* Job: Your answer should be one number: how many lines of the records hold the string "this".

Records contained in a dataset

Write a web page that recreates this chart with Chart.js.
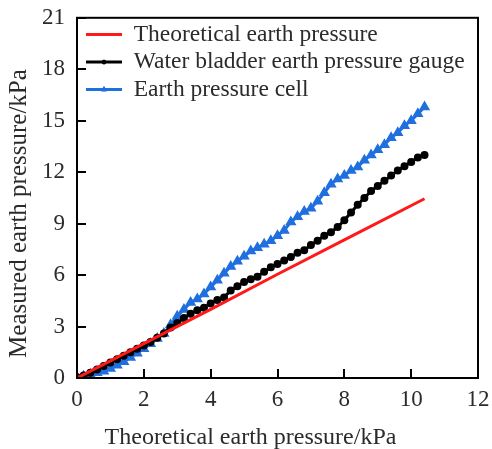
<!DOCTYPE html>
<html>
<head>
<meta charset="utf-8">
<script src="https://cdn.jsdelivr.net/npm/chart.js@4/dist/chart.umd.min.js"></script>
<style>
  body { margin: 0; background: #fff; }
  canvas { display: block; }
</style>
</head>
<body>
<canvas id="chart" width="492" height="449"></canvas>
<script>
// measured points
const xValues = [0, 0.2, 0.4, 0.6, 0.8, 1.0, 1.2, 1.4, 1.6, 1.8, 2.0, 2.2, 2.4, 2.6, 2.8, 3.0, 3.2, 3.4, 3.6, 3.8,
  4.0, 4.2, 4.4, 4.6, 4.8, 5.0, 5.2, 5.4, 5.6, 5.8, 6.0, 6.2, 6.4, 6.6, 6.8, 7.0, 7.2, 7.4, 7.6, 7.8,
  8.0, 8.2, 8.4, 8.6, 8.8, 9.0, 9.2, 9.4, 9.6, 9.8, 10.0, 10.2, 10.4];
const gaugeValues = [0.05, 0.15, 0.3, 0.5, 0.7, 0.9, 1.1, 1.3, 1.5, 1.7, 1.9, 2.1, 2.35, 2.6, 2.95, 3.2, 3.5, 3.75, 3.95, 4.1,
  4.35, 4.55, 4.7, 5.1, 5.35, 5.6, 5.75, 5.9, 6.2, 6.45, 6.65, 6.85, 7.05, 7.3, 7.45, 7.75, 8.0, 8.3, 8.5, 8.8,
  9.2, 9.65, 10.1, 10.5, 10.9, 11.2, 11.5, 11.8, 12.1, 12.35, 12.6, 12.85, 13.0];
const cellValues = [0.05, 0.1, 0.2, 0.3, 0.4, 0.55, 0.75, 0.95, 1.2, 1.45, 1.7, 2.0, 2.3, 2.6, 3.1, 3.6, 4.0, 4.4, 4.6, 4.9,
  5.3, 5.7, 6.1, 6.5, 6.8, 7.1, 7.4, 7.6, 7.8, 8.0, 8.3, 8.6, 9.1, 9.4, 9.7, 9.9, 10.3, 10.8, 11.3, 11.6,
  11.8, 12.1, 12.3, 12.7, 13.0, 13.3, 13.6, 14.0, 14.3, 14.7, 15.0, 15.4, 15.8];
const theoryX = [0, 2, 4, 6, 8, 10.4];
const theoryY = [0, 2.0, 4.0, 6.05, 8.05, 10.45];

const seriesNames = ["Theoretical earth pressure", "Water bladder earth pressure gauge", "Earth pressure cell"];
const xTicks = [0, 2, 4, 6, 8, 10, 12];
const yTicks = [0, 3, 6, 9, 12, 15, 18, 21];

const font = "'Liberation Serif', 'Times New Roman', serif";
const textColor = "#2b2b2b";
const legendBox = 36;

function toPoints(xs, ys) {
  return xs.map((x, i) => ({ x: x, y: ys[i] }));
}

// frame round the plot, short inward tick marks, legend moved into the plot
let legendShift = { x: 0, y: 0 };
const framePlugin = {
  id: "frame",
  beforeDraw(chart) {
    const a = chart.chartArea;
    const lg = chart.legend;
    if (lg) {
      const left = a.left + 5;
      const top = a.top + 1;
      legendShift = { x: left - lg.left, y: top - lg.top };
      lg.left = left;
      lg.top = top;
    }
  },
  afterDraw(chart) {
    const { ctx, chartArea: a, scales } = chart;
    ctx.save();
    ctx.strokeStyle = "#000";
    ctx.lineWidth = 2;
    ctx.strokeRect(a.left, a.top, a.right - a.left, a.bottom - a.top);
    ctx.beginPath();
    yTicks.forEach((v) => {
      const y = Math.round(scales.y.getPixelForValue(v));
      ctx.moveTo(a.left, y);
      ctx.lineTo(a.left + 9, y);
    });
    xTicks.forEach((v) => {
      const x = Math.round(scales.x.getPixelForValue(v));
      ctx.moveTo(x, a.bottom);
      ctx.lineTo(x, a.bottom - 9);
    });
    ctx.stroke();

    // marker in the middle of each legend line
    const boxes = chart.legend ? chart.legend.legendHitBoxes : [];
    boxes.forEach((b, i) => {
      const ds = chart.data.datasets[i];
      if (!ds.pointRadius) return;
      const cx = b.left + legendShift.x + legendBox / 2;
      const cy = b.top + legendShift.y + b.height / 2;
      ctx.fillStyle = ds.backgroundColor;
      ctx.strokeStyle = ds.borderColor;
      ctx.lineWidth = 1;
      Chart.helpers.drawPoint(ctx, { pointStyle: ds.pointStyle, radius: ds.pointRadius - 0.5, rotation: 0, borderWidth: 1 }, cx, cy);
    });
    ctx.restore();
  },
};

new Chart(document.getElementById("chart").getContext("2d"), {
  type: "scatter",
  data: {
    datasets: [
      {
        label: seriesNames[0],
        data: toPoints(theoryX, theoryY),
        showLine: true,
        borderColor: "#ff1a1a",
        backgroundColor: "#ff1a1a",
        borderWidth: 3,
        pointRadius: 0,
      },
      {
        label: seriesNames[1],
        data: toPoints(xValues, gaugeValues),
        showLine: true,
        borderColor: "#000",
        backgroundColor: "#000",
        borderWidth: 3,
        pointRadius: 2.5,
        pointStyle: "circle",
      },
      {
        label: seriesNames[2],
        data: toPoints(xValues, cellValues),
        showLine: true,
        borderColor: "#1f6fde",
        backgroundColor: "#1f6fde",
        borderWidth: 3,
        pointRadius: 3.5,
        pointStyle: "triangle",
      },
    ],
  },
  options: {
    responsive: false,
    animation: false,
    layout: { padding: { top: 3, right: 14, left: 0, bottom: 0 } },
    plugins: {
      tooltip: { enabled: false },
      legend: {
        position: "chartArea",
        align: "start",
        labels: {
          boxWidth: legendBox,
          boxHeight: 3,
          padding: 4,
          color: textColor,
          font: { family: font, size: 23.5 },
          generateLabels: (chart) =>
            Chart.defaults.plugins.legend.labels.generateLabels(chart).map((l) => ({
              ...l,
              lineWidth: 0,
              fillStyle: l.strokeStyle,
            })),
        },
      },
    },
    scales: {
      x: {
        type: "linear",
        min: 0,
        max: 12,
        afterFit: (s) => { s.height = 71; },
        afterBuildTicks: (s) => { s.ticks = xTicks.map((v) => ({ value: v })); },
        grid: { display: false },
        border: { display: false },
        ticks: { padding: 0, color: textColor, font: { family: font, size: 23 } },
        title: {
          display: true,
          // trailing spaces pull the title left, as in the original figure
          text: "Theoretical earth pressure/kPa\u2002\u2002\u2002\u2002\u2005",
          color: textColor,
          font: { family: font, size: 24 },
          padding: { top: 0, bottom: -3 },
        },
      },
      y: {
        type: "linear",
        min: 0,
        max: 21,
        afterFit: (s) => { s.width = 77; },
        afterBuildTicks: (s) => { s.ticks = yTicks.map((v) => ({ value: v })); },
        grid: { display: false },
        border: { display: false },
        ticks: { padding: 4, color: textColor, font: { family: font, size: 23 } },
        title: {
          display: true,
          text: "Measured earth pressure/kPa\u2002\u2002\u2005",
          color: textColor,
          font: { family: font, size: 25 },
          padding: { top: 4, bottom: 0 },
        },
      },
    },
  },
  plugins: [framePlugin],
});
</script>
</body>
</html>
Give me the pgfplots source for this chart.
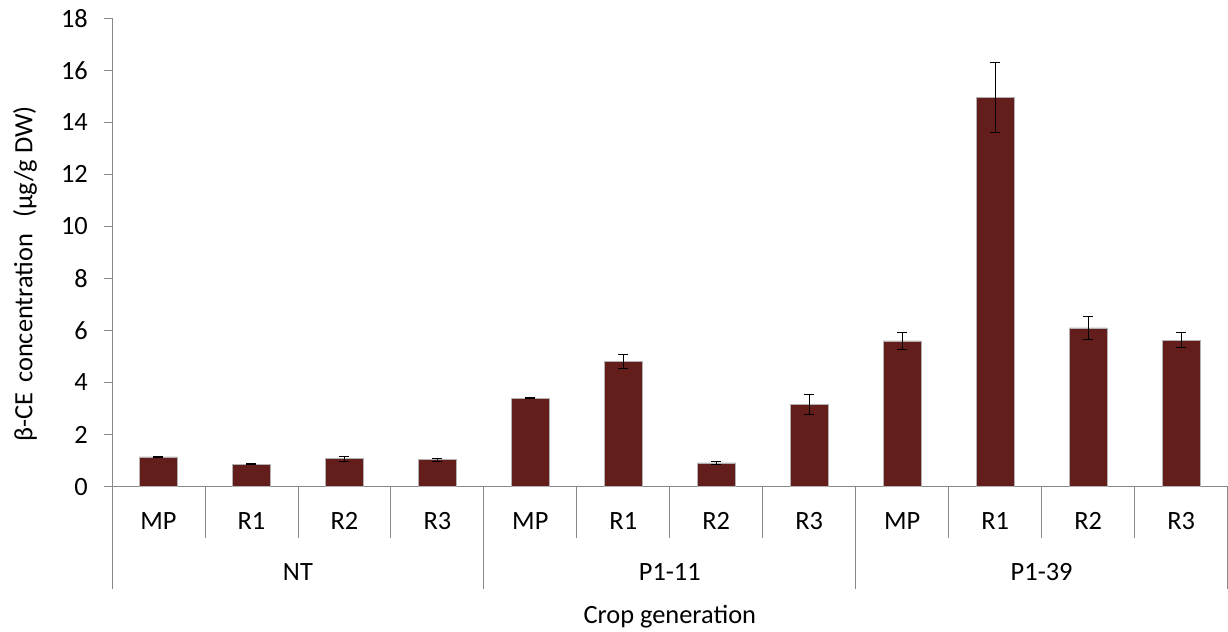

* Result of the exercise: 2